В поздней шаманской поэзии говорится, что оба творца имеют сыновей и дочерей, но — примечательная деталь! — ничего не сообщается об их женах. Семь сыновей и девять дочерей Ульгеня не родились, а откололись или отделились от отца. Сыновья и дочери Эрлика (также числом семь и девять) непонятного происхождения, зато известно об их образе жизни, привычках. Это «железноголовые черные сыновья», посланники и богатыри, выполняющие волю отца под землей и на земле. Под их началом находятся сонмы мелких злых духов, не имеющих ни имени, ни облика. Они-то и крадут душу человека или «пожирают» его, могут оставить на теле раны-укусы. Это беспокойные и сварливые существа, часто ссорящиеся между собою. Их усмиряют сыновья Эрлика, они же охраняют вход в жилище человека, не допуская туда злых кормбсов. Не менее интересны дочери Эрлика, проводящие время «в праздности и играх». Бесстыдные и насмешливые девицы завлекают на свое ложе шаманов, когда тем случается во время камлания проходить неподалеку. Как и отец, они являют пример сверхжизненности, неукротимой плодородной силы, хотя и взятой со знаком «минус». Все характеристики этой подземной семьи говорят о том, что на ее членов перенесены плодородящие потенции самой Земли. С Эрликом и его дочерями связаны, хотя и не слишком явно, многочисленные персонажи алтайской мифологии — хозяева гор и их дочери, горные девы и т. п. (речь о них пойдет ниже).

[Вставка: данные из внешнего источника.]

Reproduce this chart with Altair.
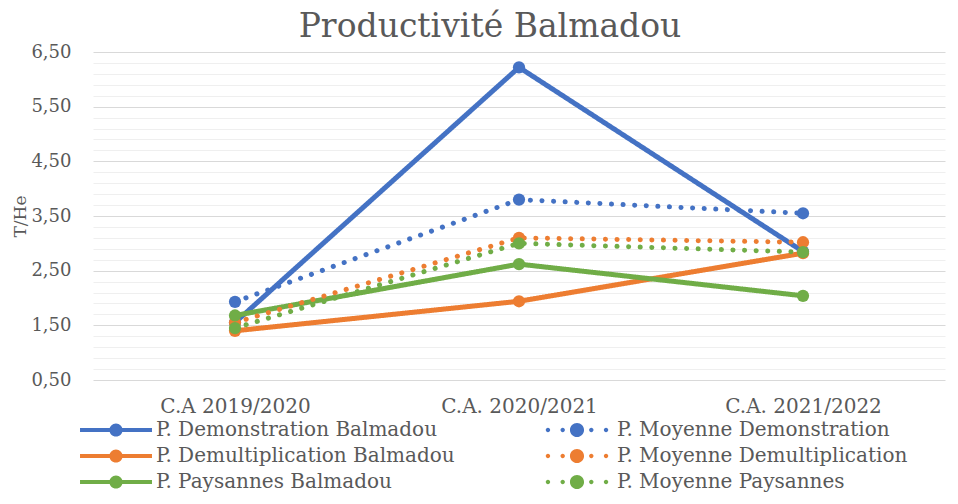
import altair as alt
import pandas as pd

categories = ["C.A 2019/2020", "C.A. 2020/2021", "C.A. 2021/2022"]
series_names = [
    "P. Demonstration Balmadou",
    "P. Demultiplication Balmadou",
    "P. Paysannes Balmadou",
    "P. Moyenne Demonstration",
    "P. Moyenne Demultiplication",
    "P. Moyenne Paysannes",
]
demo_bal = [1.55, 6.22, 2.85]
demult_bal = [1.40, 1.94, 2.82]
pays_bal = [1.68, 2.62, 2.04]
moy_demo = [1.93, 3.80, 3.55]
moy_demult = [1.55, 3.10, 3.02]
moy_pays = [1.45, 3.00, 2.84]

BLUE, ORANGE, GREEN = "#4472C4", "#ED7D31", "#70AD47"
colors = [BLUE, ORANGE, GREEN, BLUE, ORANGE, GREEN]
dashes = [[1, 0], [1, 0], [1, 0], [0.1, 11.5], [0.1, 11.5], [0.1, 11.5]]
sizes = [150, 150, 150, 210, 210, 210]
draw_order = [0, 2, 4, 1, 3, 5]  # Excel series order

values = [demo_bal, demult_bal, pays_bal, moy_demo, moy_demult, moy_pays]
rows = []
for i, (name, vals) in enumerate(zip(series_names, values)):
    for c, v in zip(categories, vals):
        rows.append({"series": name, "cat": c, "value": v, "order": draw_order[i],
                     "idx": i, "col": colors[i]})
df = pd.DataFrame(rows)

FONT = "DejaVu Serif"
GREY = "#595959"

# legend symbol paths (unit = 11 px, since symbolSize = 22^2)
def circ(cx, r):
    return f"M{cx - r},0 A{r},{r} 0 1,1 {cx + r},0 A{r},{r} 0 1,1 {cx - r},0 Z "

solid_path = "M-3.27,-0.18 L3.27,-0.18 L3.27,0.18 L-3.27,0.18 Z " + circ(0, 0.6)
dotted_path = (circ(-2.64, 0.2) + circ(-1.3, 0.2) + circ(0, 0.64)
               + circ(1.3, 0.2) + circ(2.64, 0.2))
shapes = [solid_path, solid_path, solid_path, dotted_path, dotted_path, dotted_path]

tick_vals = [round(0.5 + 0.2 * k, 2) for k in range(31)]

x_enc = alt.X(
    "cat:N",
    sort=categories,
    scale=alt.Scale(domain=categories),
    axis=alt.Axis(
        title=None, labelAngle=0, domain=False, ticks=False, grid=False,
        labelFont=FONT, labelFontSize=20, labelColor=GREY, labelPadding=16,
    ),
)
y_enc = alt.Y(
    "value:Q",
    scale=alt.Scale(domain=[0.5, 6.5], nice=False, zero=False),
    axis=alt.Axis(
        title="T/He", values=tick_vals, domain=False, ticks=False,
        labelExpr="round(datum.value*10) % 10 == 5 ? replace(format(datum.value, '.2f'), '.', ',') : ''",
        labelFont=FONT, labelFontSize=18, labelColor=GREY, labelPadding=22,
        gridColor={"condition": {"test": "round(datum.value*10) % 10 == 5", "value": "#d9d9d9"}, "value": "#efefef"},
        gridWidth=1,
        titleFont=FONT, titleFontSize=17, titleFontWeight="normal", titleColor=GREY,
        titleX=-73, titleY=164, titleBaseline="middle", titleAngle=-90, titleAlign="center",
    ),
)

legend = alt.Legend(
    title=None, orient="none", legendX=-13, legendY=367, columns=2,
    symbolSize=484, symbolOpacity=1, symbolStrokeWidth=0, symbolOffset=25,
    labelFont=FONT, labelFontSize=20, labelColor=GREY, labelOffset=29,
    columnPadding=86, rowPadding=5, padding=0, labelLimit=500,
)

lines = alt.Chart(df).mark_line(strokeCap="round", strokeJoin="round", strokeWidth=5).encode(
    x=x_enc, y=y_enc,
    color=alt.Color("col:N", scale=None),
    strokeDash=alt.StrokeDash("series:N", scale=alt.Scale(domain=series_names, range=dashes), legend=None),
    detail="series:N",
    order="order:Q",
)
points = alt.Chart(df).mark_circle(opacity=1).encode(
    x=x_enc, y=y_enc,
    color=alt.Color("col:N", scale=None),
    size=alt.Size("idx:O", scale=alt.Scale(domain=list(range(6)), range=sizes), legend=None),
    order="order:Q",
)
legend_layer = alt.Chart(df).transform_filter("false").mark_point(filled=True).encode(
    x=x_enc, y=y_enc,
    color=alt.Color("series:N", scale=alt.Scale(domain=series_names, range=colors), legend=legend),
    shape=alt.Shape("series:N", scale=alt.Scale(domain=series_names, range=shapes), legend=legend),
)

chart = alt.layer(lines, points, legend_layer).properties(
    width=852, height=328,
    autosize=alt.AutoSizeParams(type="none"),
    padding={"left": 85, "top": 44, "right": 5, "bottom": 116},
    title=alt.TitleParams(
        "Productivité Balmadou", font=FONT, fontSize=33, fontWeight="normal",
        color=GREY, anchor="middle", dx=-29, offset=-1,
    ),
).configure_view(stroke=None)

chart.save("out.html", embed_options={"renderer": "svg", "actions": False})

Так — в самом общем виде — можно обрисовать один из алтайских мифов о сотворении мира и развитие его сюжетных линий в шаманской поэзии. На этом можно было бы и закончить, если бы не одно обстоятельство. В фольклоре алтайцев и соседних с ними народов есть разрозненные на первый взгляд сюжеты, стержень которых вражда и свержение соперника под землю — заставляет нас вспомнить детали космогонического мифа. Эти сюжеты привлекли внимание выдающегося исследователя культур Сибири и Центральной Азии Г. Н. Потанина, объединившего их под заглавием «Сын Неба». Потанин увидел, что в этих легендах (скорее всего, осколках древнего мифа) с загадочным постоянством воспроизводится рассказ о том, как некий зверек — чаще всего это белка-летяга (ба-бырган) — выцарапывает глаза сыну небесного царя. Вот одна из легенд.
Бабырган прежде жил на небе; он выкопал глаза старшему Сыну Неба Джаику. Джаик погнался за ним, спустился на землю, но не мог догнать и найти Ба-быргана, который спрятался в кедр. Небо бросило в него молнию…
Действительно, образ жизни некоторых животных мог навести древнего человека на мысль, что они прячутся от солнечного света, от неба. Кроты, сурки, медведи роют норы и устраивают себе подземные жилища; прячутся в пещерах или дуплах летяга, бурундук, летучая мышь… В другой легенде Сын Неба заснул под деревом, и в это время зверек выцарапал ему глаза или перегрыз горло. Небо-отец мстит за гибель своего сына.
Известно множество вариантов данной легенды. Не всегда в них говорится, что зверек ослепил или умертвил Сына Неба, порой враждебность небесного божества плохо мотивирована. В тувинском сказании небесный бог бросает молнии в бурундука, на которого «за что-то сердится». Так или иначе в конфликте участвуют две стороны: небесный бог (или его сын) и существо, наказываемое им и прячущееся под землей. Иными словами, и в космогоническом мифе, и в легендах мы видим реализацию сходных сюжетов.
Им созвучна и монгольская легенда о сурке, который был прежде метким стрелком, соперничал с богом. Бог спросил сурка, попадет ли тот из лука в Плеяды.